■ WHAT IS BEING ASKED
Skip the pictures and extract all of the lines exactly as written.
-- Begin DATASET SECTION --
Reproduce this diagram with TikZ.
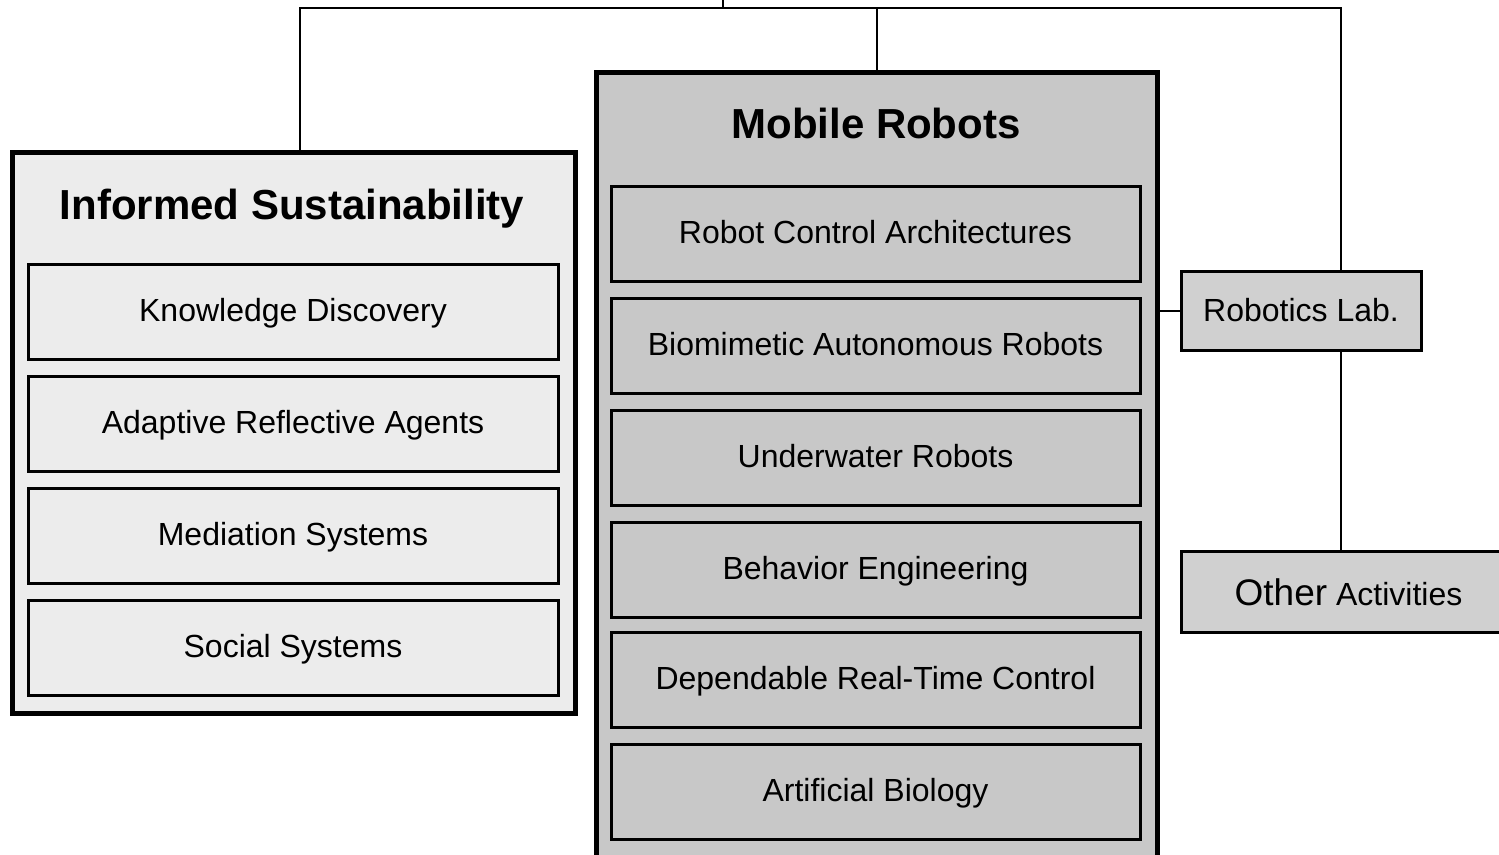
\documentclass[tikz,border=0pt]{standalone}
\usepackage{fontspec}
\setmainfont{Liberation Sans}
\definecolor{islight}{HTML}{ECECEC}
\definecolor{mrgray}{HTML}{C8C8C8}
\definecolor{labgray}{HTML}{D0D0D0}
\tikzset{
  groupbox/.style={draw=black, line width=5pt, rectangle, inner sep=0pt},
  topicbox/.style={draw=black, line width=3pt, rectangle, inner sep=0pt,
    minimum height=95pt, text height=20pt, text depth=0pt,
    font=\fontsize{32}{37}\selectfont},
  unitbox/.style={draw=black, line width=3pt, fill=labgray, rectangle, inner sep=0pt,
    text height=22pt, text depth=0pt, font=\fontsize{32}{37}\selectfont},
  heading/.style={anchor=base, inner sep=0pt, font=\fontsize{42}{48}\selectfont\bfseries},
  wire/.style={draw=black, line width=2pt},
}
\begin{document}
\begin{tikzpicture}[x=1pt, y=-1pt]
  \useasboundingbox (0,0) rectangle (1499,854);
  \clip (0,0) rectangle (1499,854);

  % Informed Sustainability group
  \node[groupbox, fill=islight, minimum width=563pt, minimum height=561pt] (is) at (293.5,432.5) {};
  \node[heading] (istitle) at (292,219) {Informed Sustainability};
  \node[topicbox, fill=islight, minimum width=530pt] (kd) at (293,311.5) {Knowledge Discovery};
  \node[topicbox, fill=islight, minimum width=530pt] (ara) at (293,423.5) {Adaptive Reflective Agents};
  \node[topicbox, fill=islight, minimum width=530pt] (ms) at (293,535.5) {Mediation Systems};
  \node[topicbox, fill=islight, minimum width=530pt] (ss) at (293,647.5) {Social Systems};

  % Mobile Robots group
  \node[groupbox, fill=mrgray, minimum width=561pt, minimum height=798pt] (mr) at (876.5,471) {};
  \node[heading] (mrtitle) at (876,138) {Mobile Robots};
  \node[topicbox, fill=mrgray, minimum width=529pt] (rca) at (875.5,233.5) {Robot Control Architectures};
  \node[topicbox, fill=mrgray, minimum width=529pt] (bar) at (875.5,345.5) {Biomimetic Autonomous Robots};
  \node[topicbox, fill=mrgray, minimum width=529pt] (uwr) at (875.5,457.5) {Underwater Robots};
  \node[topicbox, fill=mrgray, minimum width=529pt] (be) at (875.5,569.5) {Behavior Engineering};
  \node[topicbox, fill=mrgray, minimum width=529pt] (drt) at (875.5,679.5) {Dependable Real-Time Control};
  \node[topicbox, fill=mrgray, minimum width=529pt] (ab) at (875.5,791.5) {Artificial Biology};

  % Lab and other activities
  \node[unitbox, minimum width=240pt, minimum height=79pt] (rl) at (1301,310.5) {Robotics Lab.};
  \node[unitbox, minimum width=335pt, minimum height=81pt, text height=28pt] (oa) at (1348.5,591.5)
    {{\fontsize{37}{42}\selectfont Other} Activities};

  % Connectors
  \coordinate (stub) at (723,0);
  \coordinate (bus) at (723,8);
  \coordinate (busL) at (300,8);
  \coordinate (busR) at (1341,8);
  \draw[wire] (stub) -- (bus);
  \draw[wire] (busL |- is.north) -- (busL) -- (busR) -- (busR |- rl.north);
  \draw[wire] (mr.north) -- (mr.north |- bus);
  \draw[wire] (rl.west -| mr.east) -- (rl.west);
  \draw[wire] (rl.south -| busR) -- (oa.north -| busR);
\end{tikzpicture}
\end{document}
-- End DATASET SECTION --
■ COMPLETE OUTPUT
Reproduce this diagram with TikZ.
\documentclass[tikz,border=0pt]{standalone}
\usepackage{fontspec}
\setmainfont{Liberation Sans}
\definecolor{islight}{HTML}{ECECEC}
\definecolor{mrgray}{HTML}{C8C8C8}
\definecolor{labgray}{HTML}{D0D0D0}
\tikzset{
  groupbox/.style={draw=black, line width=5pt, rectangle, inner sep=0pt},
  topicbox/.style={draw=black, line width=3pt, rectangle, inner sep=0pt,
    minimum height=95pt, text height=20pt, text depth=0pt,
    font=\fontsize{32}{37}\selectfont},
  unitbox/.style={draw=black, line width=3pt, fill=labgray, rectangle, inner sep=0pt,
    text height=22pt, text depth=0pt, font=\fontsize{32}{37}\selectfont},
  heading/.style={anchor=base, inner sep=0pt, font=\fontsize{42}{48}\selectfont\bfseries},
  wire/.style={draw=black, line width=2pt},
}
\begin{document}
\begin{tikzpicture}[x=1pt, y=-1pt]
  \useasboundingbox (0,0) rectangle (1499,854);
  \clip (0,0) rectangle (1499,854);

  % Informed Sustainability group
  \node[groupbox, fill=islight, minimum width=563pt, minimum height=561pt] (is) at (293.5,432.5) {};
  \node[heading] (istitle) at (292,219) {Informed Sustainability};
  \node[topicbox, fill=islight, minimum width=530pt] (kd) at (293,311.5) {Knowledge Discovery};
  \node[topicbox, fill=islight, minimum width=530pt] (ara) at (293,423.5) {Adaptive Reflective Agents};
  \node[topicbox, fill=islight, minimum width=530pt] (ms) at (293,535.5) {Mediation Systems};
  \node[topicbox, fill=islight, minimum width=530pt] (ss) at (293,647.5) {Social Systems};

  % Mobile Robots group
  \node[groupbox, fill=mrgray, minimum width=561pt, minimum height=798pt] (mr) at (876.5,471) {};
  \node[heading] (mrtitle) at (876,138) {Mobile Robots};
  \node[topicbox, fill=mrgray, minimum width=529pt] (rca) at (875.5,233.5) {Robot Control Architectures};
  \node[topicbox, fill=mrgray, minimum width=529pt] (bar) at (875.5,345.5) {Biomimetic Autonomous Robots};
  \node[topicbox, fill=mrgray, minimum width=529pt] (uwr) at (875.5,457.5) {Underwater Robots};
  \node[topicbox, fill=mrgray, minimum width=529pt] (be) at (875.5,569.5) {Behavior Engineering};
  \node[topicbox, fill=mrgray, minimum width=529pt] (drt) at (875.5,679.5) {Dependable Real-Time Control};
  \node[topicbox, fill=mrgray, minimum width=529pt] (ab) at (875.5,791.5) {Artificial Biology};

  % Lab and other activities
  \node[unitbox, minimum width=240pt, minimum height=79pt] (rl) at (1301,310.5) {Robotics Lab.};
  \node[unitbox, minimum width=335pt, minimum height=81pt, text height=28pt] (oa) at (1348.5,591.5)
    {{\fontsize{37}{42}\selectfont Other} Activities};

  % Connectors
  \coordinate (stub) at (723,0);
  \coordinate (bus) at (723,8);
  \coordinate (busL) at (300,8);
  \coordinate (busR) at (1341,8);
  \draw[wire] (stub) -- (bus);
  \draw[wire] (busL |- is.north) -- (busL) -- (busR) -- (busR |- rl.north);
  \draw[wire] (mr.north) -- (mr.north |- bus);
  \draw[wire] (rl.west -| mr.east) -- (rl.west);
  \draw[wire] (rl.south -| busR) -- (oa.north -| busR);
\end{tikzpicture}
\end{document}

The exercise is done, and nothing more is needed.